The first is that religion is not inconsistent with modernity:
The great forces of modernity--technology and democracy, choice and freedom--are all strengthening religious rather than undermining it. Give people the freedom to control their lives and, for better or worse, they frequently choose to give religion more power... The triumph of pluralism means that all religious beliefs (and indeed all secular beliefs) become competitors in the marketplace. (Pp. 355-356)This discussion fits in well with the economic approach to religion. Many religious goods do not have close substitutes, and the fact that religion has persisted for so long ought to clue us to the fact that religion provides something valuable to many of people's daily challenges.

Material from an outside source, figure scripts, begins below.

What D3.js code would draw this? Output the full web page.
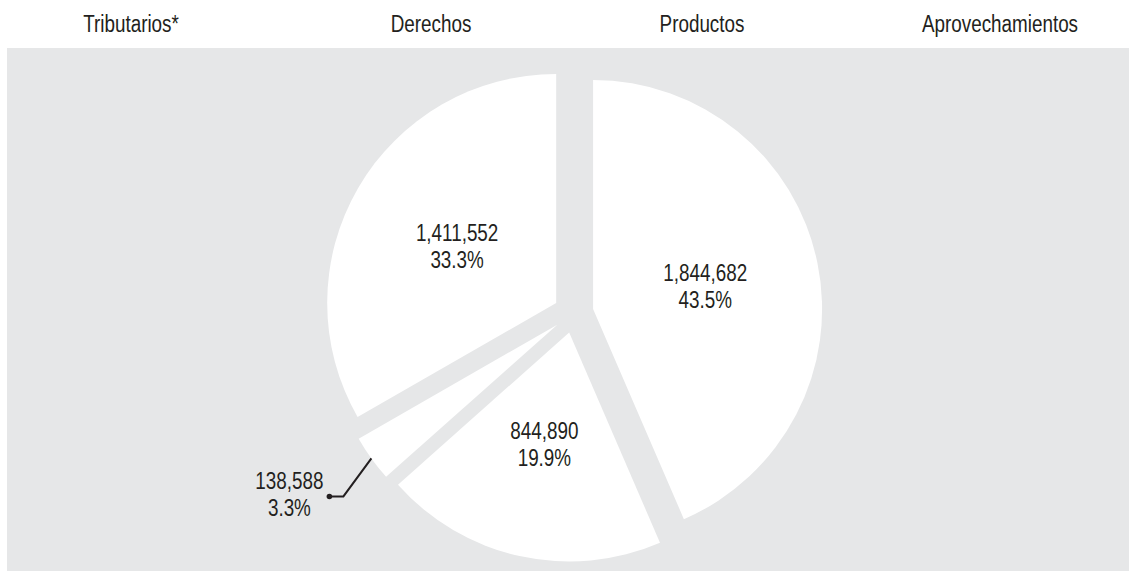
<!DOCTYPE html>
<html>
<head>
<meta charset="utf-8">
<script src="https://cdn.jsdelivr.net/npm/d3@7"></script>
<style>
	body { margin: 0; background: #fff; }
	text { font-family: "Liberation Sans Narrow", "Arial Narrow", "Liberation Sans", sans-serif; font-size: 23px; fill: #231f20; }
</style>
</head>
<body>
<svg id="chart" width="1129" height="571"></svg>
<script>
const categories = ["Tributarios*", "Derechos", "Productos", "Aprovechamientos"]
const values = [1844682, 844890, 138588, 1411552]

const width = 1129, height = 571
const cx = 573.5, cy = 313
const radius = 229
const explode = 20 //slices pushed out along their middle angle
const narrow = 0.82 //no narrow font installed, squeeze the regular one

const svg = d3.select("#chart")
const fmtVal = d3.format(",")
const fmtPct = d3.format(".1%")
const total = d3.sum(values)

svg.append("rect")
	.attr("x", 7).attr("y", 48)
	.attr("width", width - 7).attr("height", height - 48)
	.attr("fill", "#e6e7e8")

//legend: markers are white on white so only the names show
const legendX = d3.scaleOrdinal().domain(categories).range([131, 431, 702, 1000])
svg.append("g").selectAll("text")
	.data(categories)
	.join("text")
		.attr("transform", d => `translate(${legendX(d)},31.5) scale(${narrow},1)`)
		.attr("text-anchor", "middle")
		.text(d => d)

const pie = d3.pie().sort(null).value(d => d)
const arc = d3.arc().innerRadius(0).outerRadius(radius)
const arcs = pie(values)

function offset(d) {
	const mid = (d.startAngle + d.endAngle) / 2
	return [explode * Math.sin(mid), -explode * Math.cos(mid)]
}

const pieG = svg.append("g").attr("transform", `translate(${cx},${cy})`)

const slice = pieG.selectAll("g.slice")
	.data(arcs)
	.join("g")
		.classed("slice", true)
		.attr("transform", d => `translate(${offset(d)})`)

slice.append("path")
	.attr("d", arc)
	.attr("fill", "#fff")

function addLabel(sel, x, y, d) {
	const t = sel.append("text")
		.attr("text-anchor", "middle")
		.attr("transform", `translate(${x},0) scale(${narrow},1)`)
	t.append("tspan").attr("x", 0).attr("y", y - 5).text(fmtVal(d.value))
	t.append("tspan").attr("x", 0).attr("y", y + 22).text(fmtPct(d.value / total))
}

slice.each(function(d) {
	const g = d3.select(this)
	const share = d.value / total
	if (share > 0.05) {
		const [x, y] = arc.centroid(d)
		addLabel(g, x, y, d)
	} else {
		//small slice: label outside with a leader line
		const [mx, my] = arc.centroid(d)
		const outer = [mx * 2, my * 2]
		const elbow = [outer[0] - 28, outer[1] + 38]
		const end = [elbow[0] - 14, elbow[1]]
		g.append("path")
			.attr("d", d3.line()([outer, elbow, end]))
			.attr("fill", "none")
			.attr("stroke", "#231f20")
			.attr("stroke-width", 2)
		g.append("circle")
			.attr("cx", end[0]).attr("cy", end[1]).attr("r", 2.8)
			.attr("fill", "#231f20")
		addLabel(g, end[0] - 40, end[1] - 2, d)
	}
})
</script>
</body>
</html>
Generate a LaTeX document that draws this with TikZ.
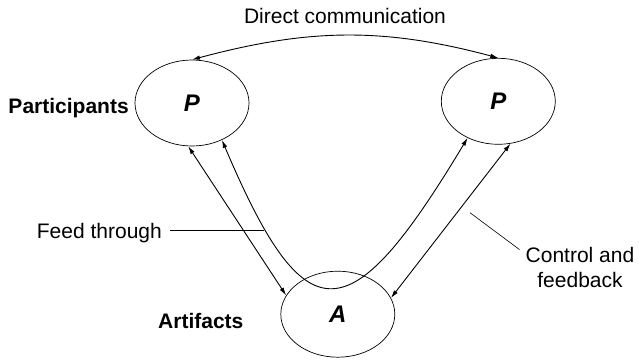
\documentclass[tikz,border=0pt]{standalone}
\usepackage{fontspec}
\setmainfont{Liberation Sans}
\usetikzlibrary{arrows.meta,shapes.geometric}
\begin{document}
\begin{tikzpicture}[x=1pt,y=1pt,
  >={Latex[length=8pt,width=4.6pt]},
  every node/.style={inner sep=0pt, font=\fontsize{21}{25}\selectfont},
  blob/.style={draw, ellipse, minimum width=114pt, minimum height=86pt,
    line width=0.7pt, font=\fontsize{24}{24}\selectfont\bfseries\itshape},
  link/.style={<->, line width=0.9pt},
  leader/.style={line width=0.6pt},
  tag/.style={font=\fontsize{21}{25}\selectfont\bfseries}]
\useasboundingbox (0,0) rectangle (639,-359);

% the three actors
\node[blob] (L) at (192,-103)   {P};
\node[blob] (R) at (498.3,-101.3) {P};
\node[blob] (A) at (337.8,-314.2) {A};

% labels
\node[anchor=base] (dc) at (345,-23.3) {Direct communication};
\node[tag, anchor=base west] (part) at (8.3,-113) {Participants};
\node[tag, anchor=base west] (art) at (158,-328) {Artifacts};
\node[anchor=base west] (ft) at (36.7,-238) {Feed through};
\node[anchor=base, align=center] (cf) at (580,-287) {Control and\\feedback};

% connectors
\draw[link] (L.north) to[out=15, in=165] (R.north);
\draw[link] (L.-95.7) -- (A.160);
\draw[link] (R.-74) -- (A.17);
\draw[link] (L.-51) to[out=-67, in=-121, out distance=215pt, in distance=230pt] (R.-130);

% leader lines
\coordinate (ftend) at (264,-230.5);
\draw[leader, shorten >=8pt] (ftend) -- (ftend -| ft.east);
\coordinate (cfa) at (470,-212.7);
\draw[leader] (cfa) -- ([xshift=-6pt,yshift=-3pt]cf.north west);
\end{tikzpicture}
\end{document}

A second point of the authors is that America has failed to appreciate "the ability of religion to solve problems as well as create them" (p. 362). They consider the USCIRF, which we will study more in this class, to fall short in this respect because it is focused too much on American policy and "does not make a robust intellectual case for religious freedom as a fundamental building block of a civilized and successful liberal society" (p. 362). On the second point, I think the authors expect more from the USCIRF than it was designed to accomplish. Its policy focus is intentional, and a government agency should not be expected to make intellectual arguments--intellectuals and academics should.
But here, then, is the challenge for you: can you make a case for why religious freedom is a fundamental building block of a free society? Or can you make a case for why religious freedom is a stumbling block for a free society?